Cost-efficiency in Web site and content management

HTML-based Web sites often require menial, repetitive maintenance tasks (checking pages for consistency, making the same changes in several different places, etc.), while XML eliminates most of them through its single-source, multiple output design. An agency staff member stated, “Its pretty straightforward to make conversions in XML documents quicker (than traditional methods) and more standardized so that there’s less wasted resources.”

With HTML, cost efficiencies are inversely tied to the size of the Web site. It can be very cost-efficient to maintain a small site in HTML; but as the site grows, those efficiencies decrease with more pages and duplications of content to manage. With XML, the opposite occurs. Since the multiple pages of a Web site are generated by a very small number of XSL files, the number of files to manage stays constant as the occurrence of individual Web pages increases. For instance, an XML-based site with 20 XSL files may produce 100, 1,000, or 10,000 HTML Web pages. Regardless of the number of Web pages, the content still comes from single-source XML files, and those 20 XSL files produce all the pages. It’s a much easier management structure. (See Figure 5.)

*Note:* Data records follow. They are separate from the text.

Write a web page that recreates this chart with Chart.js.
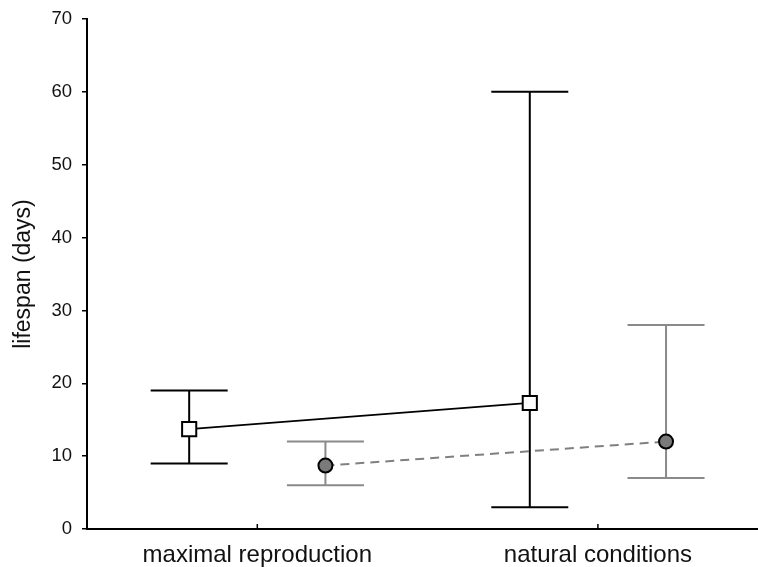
<!DOCTYPE html>
<html lang="en">
<head>
    <meta charset="UTF-8">
    <title>Lifespan</title>
    <script src="https://cdn.jsdelivr.net/npm/chart.js"></script>
    <style>
        body {
            margin: 0;
            padding: 0;
            background-color: #fff;
        }

        #wrap {
            width: 758px;
            height: 567px;
        }
    </style>
</head>
<body>
    <div id="wrap">
        <canvas id="chart"></canvas>
    </div>

    <script>
        const categories = ['maximal reproduction', 'natural conditions'];
        const yTicks = [0, 10, 20, 30, 40, 50, 60, 70];

        // open squares, solid line
        const maxRepMeans = [13.7, 17.3];
        const maxRepLow = [9, 3];
        const maxRepHigh = [19, 60];

        // grey circles, dashed line
        const naturalMeans = [8.7, 12.0];
        const naturalLow = [6, 7];
        const naturalHigh = [12, 28];

        const seriesOffset = 0.2;
        const capHalf = 38.5;

        const toPoints = (means, shift) => means.map((v, i) => ({ x: i + 1 + shift, y: v }));

        const errorBars = {
            id: 'errorBars',
            beforeDatasetsDraw(chart) {
                const { ctx, scales: { x, y } } = chart;
                const groups = [
                    { low: maxRepLow, high: maxRepHigh, shift: -seriesOffset, color: '#000' },
                    { low: naturalLow, high: naturalHigh, shift: seriesOffset, color: '#8a8a8a' }
                ];
                ctx.save();
                ctx.lineWidth = 2;
                groups.forEach(g => {
                    ctx.strokeStyle = g.color;
                    g.low.forEach((lo, i) => {
                        const px = x.getPixelForValue(i + 1 + g.shift);
                        const pLo = y.getPixelForValue(lo);
                        const pHi = y.getPixelForValue(g.high[i]);
                        ctx.beginPath();
                        ctx.moveTo(px, pLo);
                        ctx.lineTo(px, pHi);
                        ctx.moveTo(px - capHalf, pLo);
                        ctx.lineTo(px + capHalf, pLo);
                        ctx.moveTo(px - capHalf, pHi);
                        ctx.lineTo(px + capHalf, pHi);
                        ctx.stroke();
                    });
                });
                // category tick marks pointing up into the plot
                ctx.strokeStyle = '#000';
                ctx.lineWidth = 1.5;
                const base = y.getPixelForValue(0);
                categories.forEach((c, i) => {
                    const px = x.getPixelForValue(i + 1);
                    ctx.beginPath();
                    ctx.moveTo(px, base);
                    ctx.lineTo(px, base - 5);
                    ctx.stroke();
                });
                ctx.restore();
            }
        };

        new Chart(document.getElementById('chart'), {
            type: 'line',
            data: {
                datasets: [
                    {
                        data: toPoints(maxRepMeans, -seriesOffset),
                        borderColor: '#000',
                        borderWidth: 1.8,
                        pointStyle: 'rect',
                        pointRadius: 10,
                        pointBackgroundColor: '#fff',
                        pointBorderColor: '#000',
                        pointBorderWidth: 2,
                        tension: 0
                    },
                    {
                        data: toPoints(naturalMeans, seriesOffset),
                        borderColor: '#808080',
                        borderWidth: 2,
                        borderDash: [9, 6],
                        pointStyle: 'circle',
                        pointRadius: 7,
                        pointBackgroundColor: '#7a7a7a',
                        pointBorderColor: '#000',
                        pointBorderWidth: 2,
                        tension: 0
                    }
                ]
            },
            options: {
                responsive: true,
                maintainAspectRatio: false,
                animation: false,
                layout: { autoPadding: false, padding: { top: 19, right: 0, left: 0, bottom: 0 } },
                plugins: {
                    legend: { display: false },
                    tooltip: { enabled: false }
                },
                scales: {
                    x: {
                        type: 'linear',
                        min: 0.5,
                        max: 2.47,
                        afterBuildTicks: (scale) => {
                            scale.ticks = categories.map((c, i) => ({ value: i + 1 }));
                        },
                        afterFit: (scale) => {
                            scale.height = 38;
                            scale.paddingLeft = 0;
                            scale.paddingRight = 0;
                        },
                        grid: { display: false, drawTicks: false },
                        border: { display: true, color: '#000', width: 2 },
                        ticks: {
                            color: '#111',
                            padding: 12,
                            maxRotation: 0,
                            autoSkip: false,
                            font: { family: 'Liberation Sans', size: 24 },
                            callback: (v) => categories[Math.round(v) - 1] || ''
                        }
                    },
                    y: {
                        min: 0,
                        max: 70,
                        afterBuildTicks: (scale) => {
                            scale.ticks = yTicks.map(v => ({ value: v }));
                        },
                        afterFit: (scale) => {
                            scale.width = 87;
                            scale.paddingTop = 0;
                            scale.paddingBottom = 0;
                        },
                        grid: { drawOnChartArea: false, drawTicks: true, tickLength: 5, color: '#000', lineWidth: 1.5 },
                        border: { display: true, color: '#000', width: 2 },
                        title: {
                            display: true,
                            text: 'lifespan (days)',
                            color: '#111',
                            padding: { top: 10, bottom: 0 },
                            font: { family: 'Liberation Sans', size: 23 }
                        },
                        ticks: {
                            color: '#111',
                            padding: 10,
                            font: { family: 'Liberation Sans', size: 18.5 }
                        }
                    }
                }
            },
            plugins: [errorBars]
        });
    </script>
</body>
</html>
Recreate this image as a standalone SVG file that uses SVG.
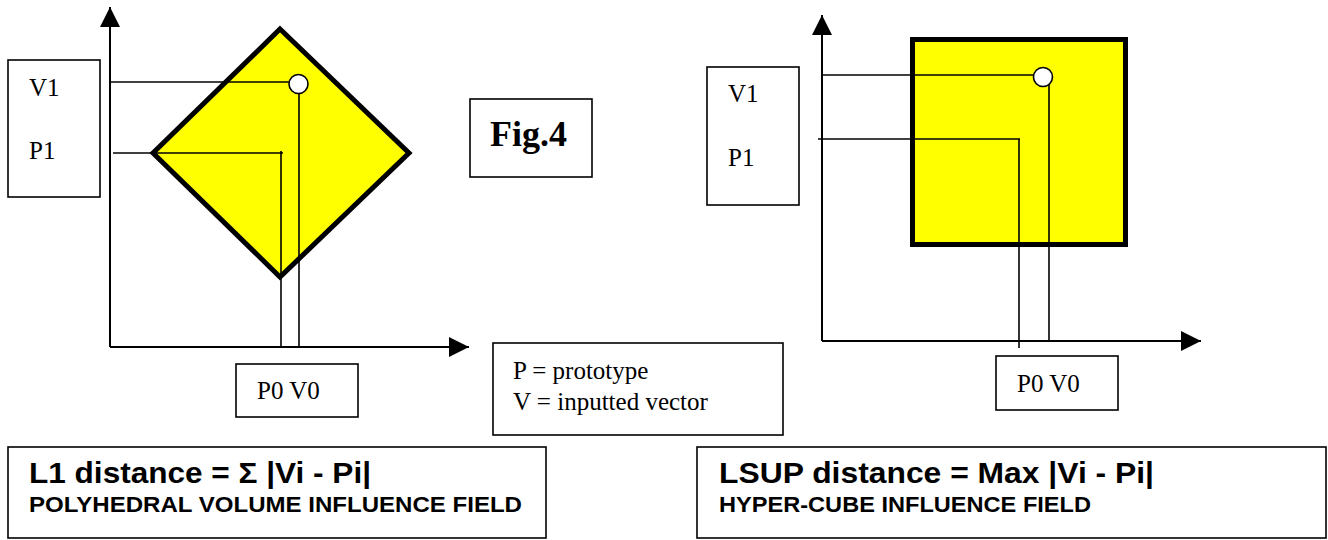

Figure 5. Return on Investment for CTG in Converting to an XML-based Web site
Return on Investment for CTG in Converting to an XML-based Web site

As an IT manager from a large state agency clearly stated, “In terms of us actually doing the management of it [the Web site], I don’t see any problems. I can’t see where it’s going to do anything but save us time and resources, which mean money.” Likewise an individual serving as a technical liaison agreed on this benefit and linked it to XML’s single source capability: “I think just the notion that you’re creating that single source, which is incredibly important, you’re saving so much—you’re saving time, you’re saving money.”

It is also important that with XML, staff time is not consumed by menial, repetitious tasks, but rather in work that will make the Web site more timely, accurate, and cost-efficient. A program staff member who works closely with the IT unit summarized it this way: “Well, the most important benefits I think would actually be sort of secondary benefits ... freeing up the Web unit from spending all their time creating HTML pages and altering HTML and tweaking stuff for people ... Having them freed up to do the more involved projects that we’d rather have them working on, would be a benefit for everybody.”

Better coordination of publications and information

Publications present particular difficulties to Web sites due to their number of pages, unique formatting and layout, and navigation/paging requirements. In addition, most publications are created and maintained in a format that is “foreign” to HTML, such as word processing or desktop publishing software. Things that are taken for granted in many publications such as a table of contents, tables, graphics, and footnotes can be very difficult to recreate in HTML pages. Likewise, a single publication may have many incarnations on its way to the Web—from a word processing document (the “original”) to a desktop published document (the “printer’s original”) to a series of individual HTML pages (the “Web original”) to a PDF file (on the Web and in print). As a technology manager explained, “I actually happen to have somewhat of an example of that going on right now, this consolidated plan, this three-hundred page plan. They want to put it out—they had the version out there in PDF that was for public comment. Now they’ve gotten the approved plan ... And the question from the deputy for policy [was] ... what do I do [and] what do you want it in, what format? ... and I said, well, you need to get a PDF of it and we can put it out in PDF. If you wanted an HTML, you need to send us the Word document. The PDF can go out almost immediately once you’ve signed that this is ready to be posted. I said the HTML could take a week.”

XML/XSL provides perhaps its biggest benefits in its ability to better coordinate publications. Since all the content for a publication can be contained in one single-source XML document, the problem with various versions and formats of the “originals” can be alleviated (see Figure 6 on previous page). Likewise, the peculiar challenges posed by publications for a Web page, such as the table of contents and footnotes mentioned above, can be “programmed” into a single XSL file and then applied to all the publications encountered on the Web site.

Figure 6. Creating and Maintaining HTML Web Pages via XML/XSL Files
Creating and Maintaining HTML Web Pages via XML/XSL Files

In addition, one of the biggest challenges in the publication process occurs within the workflow. In most publication processes, once the document leaves the content developer and is handed off for review and edit, control of the source document can be compromised. In addition, different actors within the process can perform various jobs, so consistency and integrity can be compromised. A program staff member from a large agency explained it this way: “There are bottlenecks [in the] process, whether it is a piece of paper or electronic, ... it’s got to go through all those hands. The nice thing [about using XML] would be that ... we would just give them their piece ... to review and they could say, fine, and move on. So in that way hopefully it would make things move a little quicker.”

Accessibility

A key principle of Web accessibility is designing Web sites and software that meet different user needs, preferences, and situations. Section 508 of the Rehabilitation Act of 1973 and NYS Policy P04-002 require Web sites to be accessible to persons with disabilities. “The process can be very labor-intensive bringing thousands of non-compliant HTML pages into compliance, but making it accessible might be a little easier for the Web unit, using XML,” said a technical Testbed participant. Properly structuring the data and style with XML can ease that burden since Web pages are generated automatically and uniformly. A change in one file can bring dozens or hundreds or even thousands of Web pages into compliance.

Furthermore, because XML separates content from style, it enables easier adaptation to new formats and requirements that occur in the future. One Testbed Webmaster expects XML to help them “better meet the accessibility standard with properly-structured code and more flexibility ... rather than it was coded to do this certain thing a couple of years ago and now you have to recode it to do this new thing this year.”